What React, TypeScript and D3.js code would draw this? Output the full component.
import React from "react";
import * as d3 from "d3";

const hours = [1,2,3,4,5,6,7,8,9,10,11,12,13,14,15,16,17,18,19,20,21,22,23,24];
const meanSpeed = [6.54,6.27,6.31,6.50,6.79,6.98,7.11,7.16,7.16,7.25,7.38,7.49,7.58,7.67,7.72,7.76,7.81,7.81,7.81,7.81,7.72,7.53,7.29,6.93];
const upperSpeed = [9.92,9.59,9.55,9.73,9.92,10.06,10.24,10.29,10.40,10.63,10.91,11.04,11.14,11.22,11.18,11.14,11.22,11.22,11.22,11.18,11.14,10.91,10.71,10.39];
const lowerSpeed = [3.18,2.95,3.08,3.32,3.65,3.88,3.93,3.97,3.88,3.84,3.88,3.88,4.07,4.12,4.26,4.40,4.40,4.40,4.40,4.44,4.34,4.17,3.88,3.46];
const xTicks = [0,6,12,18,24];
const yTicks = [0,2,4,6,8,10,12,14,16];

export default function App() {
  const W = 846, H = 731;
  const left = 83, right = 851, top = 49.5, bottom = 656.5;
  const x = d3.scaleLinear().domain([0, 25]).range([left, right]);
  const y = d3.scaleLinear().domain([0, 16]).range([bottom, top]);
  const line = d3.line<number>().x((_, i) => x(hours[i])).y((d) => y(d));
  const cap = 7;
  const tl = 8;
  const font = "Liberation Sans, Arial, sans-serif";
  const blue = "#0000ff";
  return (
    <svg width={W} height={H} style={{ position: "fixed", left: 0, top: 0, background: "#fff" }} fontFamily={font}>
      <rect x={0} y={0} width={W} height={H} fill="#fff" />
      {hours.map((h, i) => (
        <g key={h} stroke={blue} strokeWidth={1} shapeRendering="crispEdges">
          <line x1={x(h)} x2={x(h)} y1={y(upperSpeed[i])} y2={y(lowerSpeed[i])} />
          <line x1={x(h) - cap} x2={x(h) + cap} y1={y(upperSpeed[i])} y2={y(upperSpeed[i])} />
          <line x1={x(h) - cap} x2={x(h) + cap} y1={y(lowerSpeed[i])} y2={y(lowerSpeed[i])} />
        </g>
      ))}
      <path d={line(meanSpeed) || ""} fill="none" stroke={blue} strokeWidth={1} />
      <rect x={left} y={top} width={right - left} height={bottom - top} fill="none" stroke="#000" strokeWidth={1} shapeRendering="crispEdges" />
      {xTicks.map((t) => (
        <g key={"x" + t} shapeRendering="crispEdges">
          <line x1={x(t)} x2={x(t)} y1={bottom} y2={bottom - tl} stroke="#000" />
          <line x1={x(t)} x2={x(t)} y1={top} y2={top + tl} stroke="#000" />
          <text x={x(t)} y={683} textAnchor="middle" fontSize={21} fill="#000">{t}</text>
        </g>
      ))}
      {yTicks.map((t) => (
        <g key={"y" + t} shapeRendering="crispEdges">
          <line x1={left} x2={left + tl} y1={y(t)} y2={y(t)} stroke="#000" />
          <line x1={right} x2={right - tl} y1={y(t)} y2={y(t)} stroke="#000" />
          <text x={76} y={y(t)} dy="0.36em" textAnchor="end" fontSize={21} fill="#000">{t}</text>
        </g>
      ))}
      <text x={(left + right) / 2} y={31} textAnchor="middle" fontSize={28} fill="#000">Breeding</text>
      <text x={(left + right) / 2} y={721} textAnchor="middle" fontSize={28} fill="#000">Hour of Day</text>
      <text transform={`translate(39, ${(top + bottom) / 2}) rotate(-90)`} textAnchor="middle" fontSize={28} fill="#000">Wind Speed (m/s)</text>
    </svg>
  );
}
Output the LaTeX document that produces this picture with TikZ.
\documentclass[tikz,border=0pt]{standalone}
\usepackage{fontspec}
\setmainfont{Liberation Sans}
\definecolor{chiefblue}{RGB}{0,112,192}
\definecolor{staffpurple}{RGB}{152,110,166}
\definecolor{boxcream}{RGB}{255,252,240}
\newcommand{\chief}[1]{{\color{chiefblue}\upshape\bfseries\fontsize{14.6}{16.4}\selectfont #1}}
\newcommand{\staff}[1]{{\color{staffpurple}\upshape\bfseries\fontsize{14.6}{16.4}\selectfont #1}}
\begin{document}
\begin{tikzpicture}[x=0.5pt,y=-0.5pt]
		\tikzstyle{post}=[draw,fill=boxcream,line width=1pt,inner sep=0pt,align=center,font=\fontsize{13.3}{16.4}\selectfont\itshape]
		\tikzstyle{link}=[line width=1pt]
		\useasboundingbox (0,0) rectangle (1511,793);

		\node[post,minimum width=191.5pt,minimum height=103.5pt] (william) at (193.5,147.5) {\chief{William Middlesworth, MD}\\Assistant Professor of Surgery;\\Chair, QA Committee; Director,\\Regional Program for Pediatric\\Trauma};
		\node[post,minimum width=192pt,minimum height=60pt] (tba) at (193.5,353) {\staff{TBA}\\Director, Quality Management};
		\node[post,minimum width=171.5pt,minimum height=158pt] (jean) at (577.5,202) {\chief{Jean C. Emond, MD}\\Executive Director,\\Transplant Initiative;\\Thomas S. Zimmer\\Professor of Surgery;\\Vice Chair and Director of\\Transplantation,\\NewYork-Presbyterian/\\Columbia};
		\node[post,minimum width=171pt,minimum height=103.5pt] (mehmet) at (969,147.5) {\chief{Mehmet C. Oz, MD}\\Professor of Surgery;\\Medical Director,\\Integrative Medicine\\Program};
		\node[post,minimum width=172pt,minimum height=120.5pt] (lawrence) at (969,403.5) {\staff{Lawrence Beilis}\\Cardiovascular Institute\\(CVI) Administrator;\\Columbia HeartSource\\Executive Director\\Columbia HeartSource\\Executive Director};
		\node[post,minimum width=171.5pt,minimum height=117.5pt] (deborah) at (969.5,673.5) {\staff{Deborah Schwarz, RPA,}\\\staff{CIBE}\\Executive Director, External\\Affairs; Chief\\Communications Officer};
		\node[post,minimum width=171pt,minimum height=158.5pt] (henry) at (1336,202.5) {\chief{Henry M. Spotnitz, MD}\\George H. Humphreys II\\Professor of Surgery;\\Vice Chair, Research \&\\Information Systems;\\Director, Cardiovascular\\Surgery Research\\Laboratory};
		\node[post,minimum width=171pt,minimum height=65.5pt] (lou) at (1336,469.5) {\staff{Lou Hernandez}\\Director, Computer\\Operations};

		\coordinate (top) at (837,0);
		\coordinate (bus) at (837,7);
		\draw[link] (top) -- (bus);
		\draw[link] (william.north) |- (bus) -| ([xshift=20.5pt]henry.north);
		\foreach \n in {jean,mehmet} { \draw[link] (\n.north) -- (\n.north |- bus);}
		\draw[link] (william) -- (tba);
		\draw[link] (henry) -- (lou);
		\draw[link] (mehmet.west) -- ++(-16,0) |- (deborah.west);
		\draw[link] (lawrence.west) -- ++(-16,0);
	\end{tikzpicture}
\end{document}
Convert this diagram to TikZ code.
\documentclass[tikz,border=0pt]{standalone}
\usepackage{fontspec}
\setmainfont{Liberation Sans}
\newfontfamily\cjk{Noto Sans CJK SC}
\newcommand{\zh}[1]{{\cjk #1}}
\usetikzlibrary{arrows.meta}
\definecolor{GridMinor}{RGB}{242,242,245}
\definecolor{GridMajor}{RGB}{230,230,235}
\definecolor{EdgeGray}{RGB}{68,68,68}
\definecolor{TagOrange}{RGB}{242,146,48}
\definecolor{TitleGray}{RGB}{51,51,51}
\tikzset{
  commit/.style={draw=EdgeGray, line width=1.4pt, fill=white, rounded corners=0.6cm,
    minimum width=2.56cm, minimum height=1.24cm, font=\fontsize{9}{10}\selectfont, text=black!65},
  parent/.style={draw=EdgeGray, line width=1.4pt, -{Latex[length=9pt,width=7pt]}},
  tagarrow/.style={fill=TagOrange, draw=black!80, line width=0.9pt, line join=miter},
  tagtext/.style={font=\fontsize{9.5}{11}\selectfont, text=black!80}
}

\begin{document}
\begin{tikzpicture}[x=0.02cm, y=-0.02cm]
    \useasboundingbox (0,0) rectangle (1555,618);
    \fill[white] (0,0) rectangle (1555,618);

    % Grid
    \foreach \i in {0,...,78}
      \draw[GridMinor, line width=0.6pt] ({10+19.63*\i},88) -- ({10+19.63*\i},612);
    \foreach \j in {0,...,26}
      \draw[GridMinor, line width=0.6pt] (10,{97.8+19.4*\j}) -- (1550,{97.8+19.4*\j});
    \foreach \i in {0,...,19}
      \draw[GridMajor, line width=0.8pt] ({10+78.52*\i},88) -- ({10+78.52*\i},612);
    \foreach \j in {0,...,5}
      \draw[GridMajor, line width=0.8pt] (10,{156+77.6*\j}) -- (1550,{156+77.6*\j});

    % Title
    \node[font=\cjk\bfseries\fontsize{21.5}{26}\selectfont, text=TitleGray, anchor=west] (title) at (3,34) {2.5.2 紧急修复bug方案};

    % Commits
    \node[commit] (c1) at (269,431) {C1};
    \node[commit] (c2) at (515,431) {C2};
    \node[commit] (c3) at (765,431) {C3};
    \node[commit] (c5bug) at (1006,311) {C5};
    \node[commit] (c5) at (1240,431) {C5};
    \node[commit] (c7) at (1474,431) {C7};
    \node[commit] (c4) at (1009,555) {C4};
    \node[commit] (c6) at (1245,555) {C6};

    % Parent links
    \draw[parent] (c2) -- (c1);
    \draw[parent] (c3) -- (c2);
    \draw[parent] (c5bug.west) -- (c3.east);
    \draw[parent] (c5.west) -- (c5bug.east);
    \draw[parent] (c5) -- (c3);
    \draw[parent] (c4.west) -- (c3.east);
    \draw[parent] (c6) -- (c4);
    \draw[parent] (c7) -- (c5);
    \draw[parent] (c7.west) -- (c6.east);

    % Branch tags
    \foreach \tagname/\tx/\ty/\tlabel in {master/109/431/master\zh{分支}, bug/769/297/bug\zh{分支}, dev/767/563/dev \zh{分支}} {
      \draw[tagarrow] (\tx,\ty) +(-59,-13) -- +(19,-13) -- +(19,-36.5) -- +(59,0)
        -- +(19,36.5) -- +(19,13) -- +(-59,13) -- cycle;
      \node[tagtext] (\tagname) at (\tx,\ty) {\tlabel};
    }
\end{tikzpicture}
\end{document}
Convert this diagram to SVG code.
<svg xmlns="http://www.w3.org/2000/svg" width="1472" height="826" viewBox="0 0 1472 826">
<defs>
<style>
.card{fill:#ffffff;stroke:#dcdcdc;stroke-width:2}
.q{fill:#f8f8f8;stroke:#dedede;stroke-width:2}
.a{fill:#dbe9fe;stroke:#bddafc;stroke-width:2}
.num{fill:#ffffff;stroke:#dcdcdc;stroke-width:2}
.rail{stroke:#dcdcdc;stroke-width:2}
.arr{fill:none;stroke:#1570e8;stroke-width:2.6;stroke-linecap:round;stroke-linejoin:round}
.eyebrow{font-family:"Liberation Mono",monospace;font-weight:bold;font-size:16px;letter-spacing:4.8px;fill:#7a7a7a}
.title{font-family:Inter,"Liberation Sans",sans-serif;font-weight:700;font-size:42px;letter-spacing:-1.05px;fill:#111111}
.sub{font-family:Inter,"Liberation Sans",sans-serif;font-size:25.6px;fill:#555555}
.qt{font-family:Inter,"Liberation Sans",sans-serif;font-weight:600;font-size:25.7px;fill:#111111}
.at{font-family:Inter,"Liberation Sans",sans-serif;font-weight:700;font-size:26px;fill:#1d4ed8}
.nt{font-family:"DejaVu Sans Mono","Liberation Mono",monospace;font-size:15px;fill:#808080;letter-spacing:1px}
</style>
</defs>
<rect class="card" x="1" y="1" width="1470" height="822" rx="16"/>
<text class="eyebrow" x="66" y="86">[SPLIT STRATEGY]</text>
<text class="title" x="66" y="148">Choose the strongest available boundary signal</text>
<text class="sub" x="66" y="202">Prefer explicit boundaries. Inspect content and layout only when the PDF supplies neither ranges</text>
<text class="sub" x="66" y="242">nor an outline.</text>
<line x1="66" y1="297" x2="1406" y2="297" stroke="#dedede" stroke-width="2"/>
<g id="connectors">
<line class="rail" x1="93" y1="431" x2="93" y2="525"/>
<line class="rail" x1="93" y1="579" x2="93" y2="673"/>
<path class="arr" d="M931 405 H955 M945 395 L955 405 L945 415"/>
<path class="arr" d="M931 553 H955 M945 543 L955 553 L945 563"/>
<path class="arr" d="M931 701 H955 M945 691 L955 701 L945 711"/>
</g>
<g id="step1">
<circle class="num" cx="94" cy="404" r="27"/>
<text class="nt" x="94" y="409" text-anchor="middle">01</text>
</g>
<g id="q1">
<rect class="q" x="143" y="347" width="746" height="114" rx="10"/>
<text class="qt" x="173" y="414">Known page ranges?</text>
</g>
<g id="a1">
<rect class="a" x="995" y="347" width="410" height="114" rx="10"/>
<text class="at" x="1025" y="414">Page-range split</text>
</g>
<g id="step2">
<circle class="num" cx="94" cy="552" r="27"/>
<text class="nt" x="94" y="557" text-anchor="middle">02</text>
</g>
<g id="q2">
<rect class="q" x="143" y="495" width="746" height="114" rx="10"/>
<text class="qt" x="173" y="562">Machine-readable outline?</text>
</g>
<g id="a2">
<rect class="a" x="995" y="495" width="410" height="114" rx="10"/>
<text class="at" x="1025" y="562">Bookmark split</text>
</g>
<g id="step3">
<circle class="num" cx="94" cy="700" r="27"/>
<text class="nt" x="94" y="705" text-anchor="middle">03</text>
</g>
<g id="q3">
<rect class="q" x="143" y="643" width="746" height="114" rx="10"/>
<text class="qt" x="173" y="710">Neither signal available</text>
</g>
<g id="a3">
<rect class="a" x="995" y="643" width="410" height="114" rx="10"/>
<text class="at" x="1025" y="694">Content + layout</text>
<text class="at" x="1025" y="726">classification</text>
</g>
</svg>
=-=-=-=-=
● **What you need to do**: Write out, exactly and with nothing else, the lines of the listing above from its first line through the line with "const yTicks = [0,2,4,6,8,10,12,14,16];".

● **Response to this exercise**:
What React, TypeScript and D3.js code would draw this? Output the full component.
import React from "react";
import * as d3 from "d3";

const hours = [1,2,3,4,5,6,7,8,9,10,11,12,13,14,15,16,17,18,19,20,21,22,23,24];
const meanSpeed = [6.54,6.27,6.31,6.50,6.79,6.98,7.11,7.16,7.16,7.25,7.38,7.49,7.58,7.67,7.72,7.76,7.81,7.81,7.81,7.81,7.72,7.53,7.29,6.93];
const upperSpeed = [9.92,9.59,9.55,9.73,9.92,10.06,10.24,10.29,10.40,10.63,10.91,11.04,11.14,11.22,11.18,11.14,11.22,11.22,11.22,11.18,11.14,10.91,10.71,10.39];
const lowerSpeed = [3.18,2.95,3.08,3.32,3.65,3.88,3.93,3.97,3.88,3.84,3.88,3.88,4.07,4.12,4.26,4.40,4.40,4.40,4.40,4.44,4.34,4.17,3.88,3.46];
const xTicks = [0,6,12,18,24];
const yTicks = [0,2,4,6,8,10,12,14,16];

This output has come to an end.